Why did He create me? Because He wants to love me.
What is my purpose? To be loved
. Who am I? His daughter.

God has had me
in this place of uncertainty and instability because He knows that if I have
anything else solid to hold on to, I’ll cling to that instead of to Him. He
wants to give me all those things eventually, but He isn’t going to until I
learn how to rely on Him alone as my source of security. I’ve struggled with
never feeling settled, never having a person, a job, or a home that is my safe
place. I’ve spent the last several years looking for something solid, and God
has refused to give it to me. He wants me to look to Him to provide that
security and stability…not a person, a job, a home, or a family. Because at
some point along the road, something is going to happen to each of those
things, and if all my security is wrapped around them, I’m going to be right
back to square one again…lost, scared, insecure, and desperate; grasping
frantically to regain control.
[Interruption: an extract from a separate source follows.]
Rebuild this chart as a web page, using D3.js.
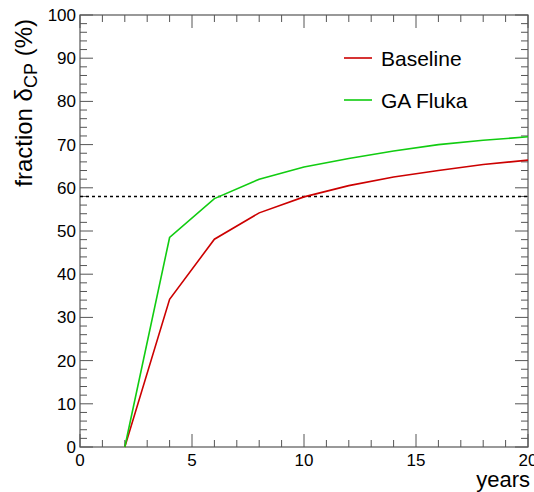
<!DOCTYPE html>
<html>
<head>
<meta charset="utf-8">
<script src="https://cdn.jsdelivr.net/npm/d3@7"></script>
<style>
  body { margin: 0; background: #fff; }
  svg { display: block; font-family: "Liberation Sans", Arial, sans-serif; }
</style>
</head>
<body>
<div id="chart"></div>
<script>
// data
const years = [2, 4, 6, 8, 10, 12, 14, 16, 18, 20];
const baseline = [0, 34.2, 48.1, 54.2, 57.9, 60.5, 62.5, 64.0, 65.4, 66.4];
const gaFluka = [0, 48.5, 57.5, 62.0, 64.8, 66.8, 68.5, 70.0, 71.0, 71.8];
const threshold = 58;
const seriesNames = ["Baseline", "GA Fluka"];
const seriesColors = ["#cc0000", "#11cc11"];

const width = 534, height = 492;
const margin = { top: 15, right: 6, bottom: 45, left: 80 };
const innerW = width - margin.left - margin.right;
const innerH = height - margin.top - margin.bottom;
const axisColor = "#555";

const svg = d3.select("#chart").append("svg")
    .attr("width", width)
    .attr("height", height);

const g = svg.append("g")
    .attr("transform", `translate(${margin.left},${margin.top})`);

const x = d3.scaleLinear().domain([0, 20]).range([0, innerW]);
const y = d3.scaleLinear().domain([0, 100]).range([innerH, 0]);

// ROOT-like ticks: majors + minors on all four sides
function drawTicks(vals, isX, len, side) {
    vals.forEach(v => {
        let x1, y1, x2, y2;
        if (isX) {
            x1 = x2 = x(v);
            if (side === "bottom") { y1 = innerH; y2 = innerH - len; }
            else { y1 = 0; y2 = len; }
        } else {
            y1 = y2 = y(v);
            if (side === "left") { x1 = 0; x2 = len; }
            else { x1 = innerW; x2 = innerW - len; }
        }
        g.append("line")
            .attr("x1", x1).attr("y1", y1).attr("x2", x2).attr("y2", y2)
            .attr("stroke", axisColor).attr("stroke-width", 1);
    });
}

const xMajor = d3.range(0, 21, 5);
const xMinor = d3.range(0, 21, 1).filter(v => v % 5 !== 0);
const yMajor = d3.range(0, 101, 10);
const yMinor = d3.range(0, 101, 2).filter(v => v % 10 !== 0);

drawTicks(xMajor, true, 13, "bottom");
drawTicks(xMinor, true, 7, "bottom");
drawTicks(xMajor, true, 13, "top");
drawTicks(xMinor, true, 7, "top");
drawTicks(yMajor, false, 13, "left");
drawTicks(yMinor, false, 7, "left");
drawTicks(yMajor, false, 13, "right");
drawTicks(yMinor, false, 7, "right");

// frame
g.append("rect")
    .attr("width", innerW).attr("height", innerH)
    .attr("fill", "none")
    .attr("stroke", axisColor)
    .attr("stroke-width", 1.2);

// tick labels
g.selectAll("text.xlab")
    .data(xMajor)
    .join("text")
    .attr("class", "xlab")
    .attr("x", d => x(d))
    .attr("y", innerH + 19)
    .attr("text-anchor", "middle")
    .style("font-size", "17px")
    .text(d => d);

g.selectAll("text.ylab")
    .data(yMajor)
    .join("text")
    .attr("class", "ylab")
    .attr("x", -4)
    .attr("y", d => y(d) + 6)
    .attr("text-anchor", "end")
    .style("font-size", "17px")
    .text(d => d);

// axis titles
svg.append("text")
    .attr("x", width - 4)
    .attr("y", 487)
    .attr("text-anchor", "end")
    .style("font-size", "22px")
    .text("years");

const yTitle = svg.append("text")
    .attr("transform", `translate(32,19) rotate(-90)`)
    .attr("text-anchor", "end")
    .style("font-size", "24px");
yTitle.append("tspan").text("fraction δ");
yTitle.append("tspan").attr("dy", 5).style("font-size", "18px").text("CP");
yTitle.append("tspan").attr("dy", -5).text(" (%)");

// threshold line
g.append("line")
    .attr("x1", 0).attr("x2", innerW)
    .attr("y1", y(threshold)).attr("y2", y(threshold))
    .attr("stroke", "#000")
    .attr("stroke-width", 1.5)
    .attr("stroke-dasharray", "3,3");

// series
const line = d3.line()
    .x((d, i) => x(years[i]))
    .y(d => y(d));

[baseline, gaFluka].forEach((vals, k) => {
    g.append("path")
        .datum(vals)
        .attr("d", line)
        .attr("fill", "none")
        .attr("stroke", seriesColors[k])
        .attr("stroke-width", 1.6);
});

// legend
seriesNames.forEach((name, k) => {
    const ly = 58 + k * 42;
    svg.append("line")
        .attr("x1", 344).attr("x2", 372)
        .attr("y1", ly).attr("y2", ly)
        .attr("stroke", seriesColors[k])
        .attr("stroke-width", 1.6);
    svg.append("text")
        .attr("x", 381)
        .attr("y", ly + 8)
        .style("font-size", "21px")
        .text(name);
});
</script>
</body>
</html>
I don’t want to live my whole life like that.

November 19 is
going to be here before I know it. What’s next? I have no idea, and for the
first time in my life I’m ok with that.

Collosians 2:
2-6 (from The Message)

“I want you woven into a tapestry of love, in touch with
everything there is to know of God. Then you will have minds confident and at
rest, focused on Christ, God’s great mystery. All the richest treasures of
wisdom and knowledge are embedded in that mystery and nowhere else. And we’ve
been shown the mystery! I’m telling you this because
I don’t want anyone leading you off on some wild-goose chase, after other
so-called mysteries, or “the Secret.” My counsel for you is simple and
straightforward: Just go ahead with what you’ve been given. You received Christ
Jesus, the Master; now live him. You’re deeply rooted in him.
You’re well constructed upon him. You know your way around the faith. Now do
what you’ve been taught. School’s out; quit studying the subject and
start
living it! And let your living spill over into thanksgiving.”